- **SOURCE DATA**
○ ○ ○
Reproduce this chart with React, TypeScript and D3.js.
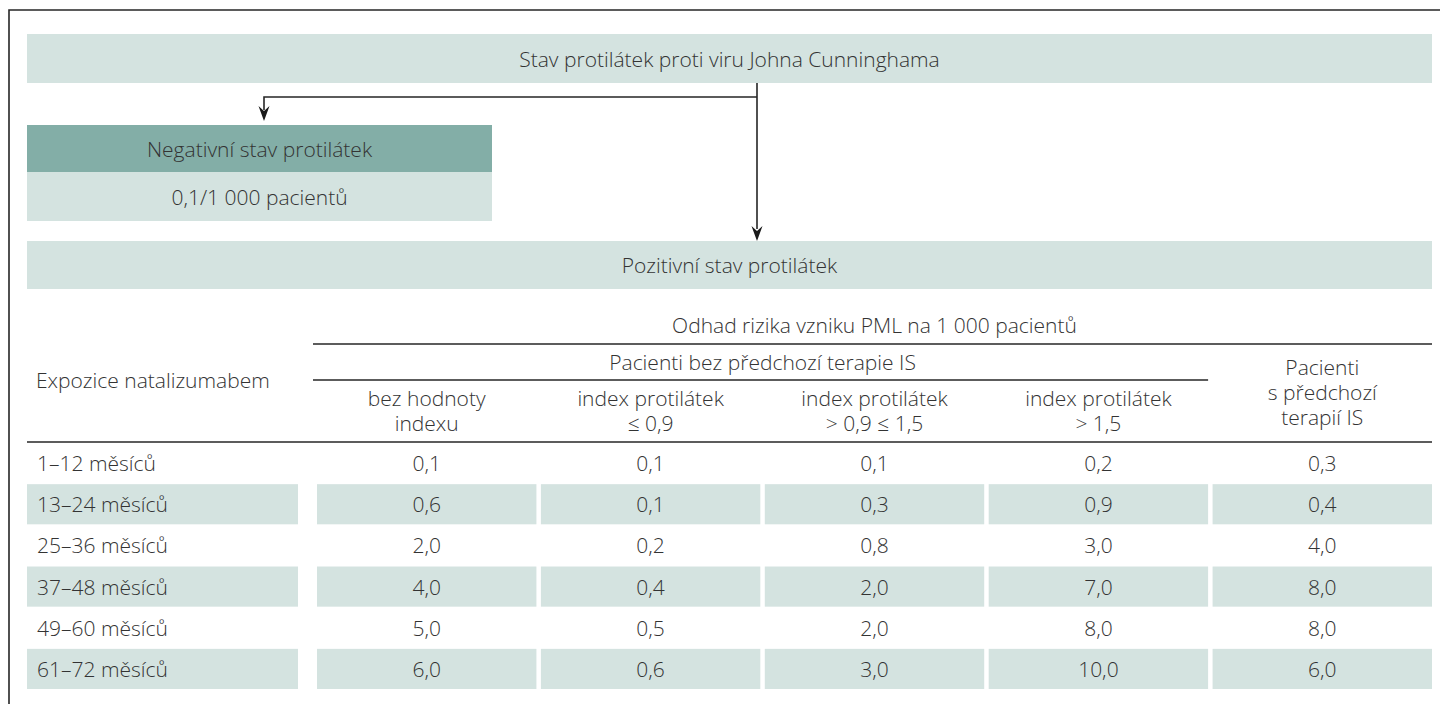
import React from 'react';
import * as d3 from 'd3';

// chart texts and values
const topTitle = 'Stav protilátek proti viru Johna Cunninghama';
const negativeTitle = 'Negativní stav protilátek';
const negativeValue = '0,1/1 000 pacientů';
const positiveTitle = 'Pozitivní stav protilátek';
const riskTitle = 'Odhad rizika vzniku PML na 1 000 pacientů';
const groupTitle = 'Pacienti bez předchozí terapie IS';
const rowHeader = 'Expozice natalizumabem';

const columnHeaders: string[][] = [
  ['bez hodnoty', 'indexu'],
  ['index protilátek', '≤ 0,9'],
  ['index protilátek', '> 0,9 ≤ 1,5'],
  ['index protilátek', '> 1,5'],
  ['Pacienti', 's předchozí', 'terapií IS'],
];

const rowLabels = [
  '1–12 měsíců',
  '13–24 měsíců',
  '25–36 měsíců',
  '37–48 měsíců',
  '49–60 měsíců',
  '61–72 měsíců',
];

const noIndex = [0.1, 0.6, 2.0, 4.0, 5.0, 6.0];
const indexLow = [0.1, 0.1, 0.2, 0.4, 0.5, 0.6];
const indexMid = [0.1, 0.3, 0.8, 2.0, 2.0, 3.0];
const indexHigh = [0.2, 0.9, 3.0, 7.0, 8.0, 10.0];
const priorIS = [0.3, 0.4, 4.0, 8.0, 8.0, 6.0];

const series = [noIndex, indexLow, indexMid, indexHigh, priorIS];

const LIGHT = '#d4e3e0';
const DARK = '#83aea7';
const TEXT = '#333333';
const FONT = "'Open Sans', 'Noto Sans', sans-serif";
const FS = 21;

const fmt = (v: number) => d3.format('.1f')(v).replace('.', ',');

const App = () => {
  const width = 1440;
  const height = 704;

  const left = 27;
  const right = 1432;
  const labelRight = 298;
  const colStart = 317;

  const xCol = d3
    .scaleBand<number>()
    .domain(d3.range(series.length))
    .range([colStart, right])
    .paddingInner(0.02);

  const yRow = d3
    .scaleBand<string>()
    .domain(rowLabels)
    .range([443, 689])
    .paddingInner(0.025);

  const cx = (i: number) => (xCol(i) ?? 0) + xCol.bandwidth() / 2;
  const groupEnd = (xCol(3) ?? 0) + xCol.bandwidth();

  const arrowHead = (x: number, tip: number) =>
    `M${x},${tip} L${x - 5.5},${tip - 15} L${x},${tip - 10} L${x + 5.5},${tip - 15} Z`;

  const splitX = 757;
  const negX = 264;

  const txt = {
    fontFamily: FONT,
    fontSize: FS,
    fill: TEXT,
    fontWeight: 300,
  } as const;

  return (
    <div style={{ position: 'absolute', left: 0, top: 0 }}>
      <svg width={width} height={height} style={{ display: 'block' }}>
        <rect width={width} height={height} fill="#fff" />
        {/* frame */}
        <path d={`M9,${height} L9,10 L${width},10`} fill="none" stroke="#262626" strokeWidth={1.6} />

        {/* top box */}
        <rect x={left} y={34} width={right - left} height={49} fill={LIGHT} />
        <text {...txt} x={(left + right) / 2} y={58.5} textAnchor="middle" dominantBaseline="central">
          {topTitle}
        </text>

        {/* connectors */}
        <path
          d={`M${splitX},83 L${splitX},229 M${splitX},97 L${negX},97 L${negX},110`}
          fill="none"
          stroke="#262626"
          strokeWidth={1.6}
        />
        <path d={arrowHead(negX, 121)} fill="#1a1a1a" />
        <path d={arrowHead(splitX, 241)} fill="#1a1a1a" />

        {/* negative box */}
        <rect x={left} y={125} width={492 - left} height={47} fill={DARK} />
        <rect x={left} y={172} width={492 - left} height={49} fill={LIGHT} />
        <text {...txt} x={(left + 492) / 2} y={148.5} textAnchor="middle" dominantBaseline="central">
          {negativeTitle}
        </text>
        <text {...txt} x={(left + 492) / 2} y={196.5} textAnchor="middle" dominantBaseline="central">
          {negativeValue}
        </text>

        {/* positive box */}
        <rect x={left} y={241} width={right - left} height={48} fill={LIGHT} />
        <text {...txt} x={(left + right) / 2} y={265} textAnchor="middle" dominantBaseline="central">
          {positiveTitle}
        </text>

        {/* table header */}
        <text {...txt} x={(colStart + right) / 2} y={325} textAnchor="middle" dominantBaseline="central">
          {riskTitle}
        </text>
        <line x1={313} x2={right} y1={344} y2={344} stroke="#262626" strokeWidth={1.4} />
        <text {...txt} x={(colStart + groupEnd) / 2} y={362} textAnchor="middle" dominantBaseline="central">
          {groupTitle}
        </text>
        <line x1={313} x2={groupEnd} y1={380} y2={380} stroke="#262626" strokeWidth={1.4} />
        <text {...txt} x={36} y={380} dominantBaseline="central">
          {rowHeader}
        </text>
        {columnHeaders.map((lines, i) => {
          const y0 = lines.length === 3 ? 367 : 398;
          return (
            <text key={i} {...txt} x={cx(i)} textAnchor="middle">
              {lines.map((l, j) => (
                <tspan key={j} x={cx(i)} y={y0 + j * 25} dominantBaseline="central">
                  {l}
                </tspan>
              ))}
            </text>
          );
        })}
        <line x1={left} x2={right} y1={442} y2={442} stroke="#262626" strokeWidth={1.4} />

        {/* rows */}
        {rowLabels.map((label, r) => {
          const y = yRow(label) ?? 0;
          const h = yRow.bandwidth();
          const shaded = r % 2 === 1;
          return (
            <g key={label}>
              {shaded && <rect x={left} y={y} width={labelRight - left} height={h} fill={LIGHT} />}
              {shaded &&
                series.map((_, c) => (
                  <rect key={c} x={xCol(c)} y={y} width={xCol.bandwidth()} height={h} fill={LIGHT} />
                ))}
              <text {...txt} x={37} y={y + h / 2} dominantBaseline="central">
                {label}
              </text>
              {series.map((s, c) => (
                <text key={c} {...txt} x={cx(c)} y={y + h / 2} textAnchor="middle" dominantBaseline="central">
                  {fmt(s[r])}
                </text>
              ))}
            </g>
          );
        })}
      </svg>
    </div>
  );
};

export default App;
○ ○ ○
- **OBJECTIVE**
Reproduce the material above exactly, first line through the line that contains "const rowHeader = 'Expozice natalizumabem';", minus the pictures.

- **THE RESULT**
Reproduce this chart with React, TypeScript and D3.js.
import React from 'react';
import * as d3 from 'd3';

// chart texts and values
const topTitle = 'Stav protilátek proti viru Johna Cunninghama';
const negativeTitle = 'Negativní stav protilátek';
const negativeValue = '0,1/1 000 pacientů';
const positiveTitle = 'Pozitivní stav protilátek';
const riskTitle = 'Odhad rizika vzniku PML na 1 000 pacientů';
const groupTitle = 'Pacienti bez předchozí terapie IS';
const rowHeader = 'Expozice natalizumabem';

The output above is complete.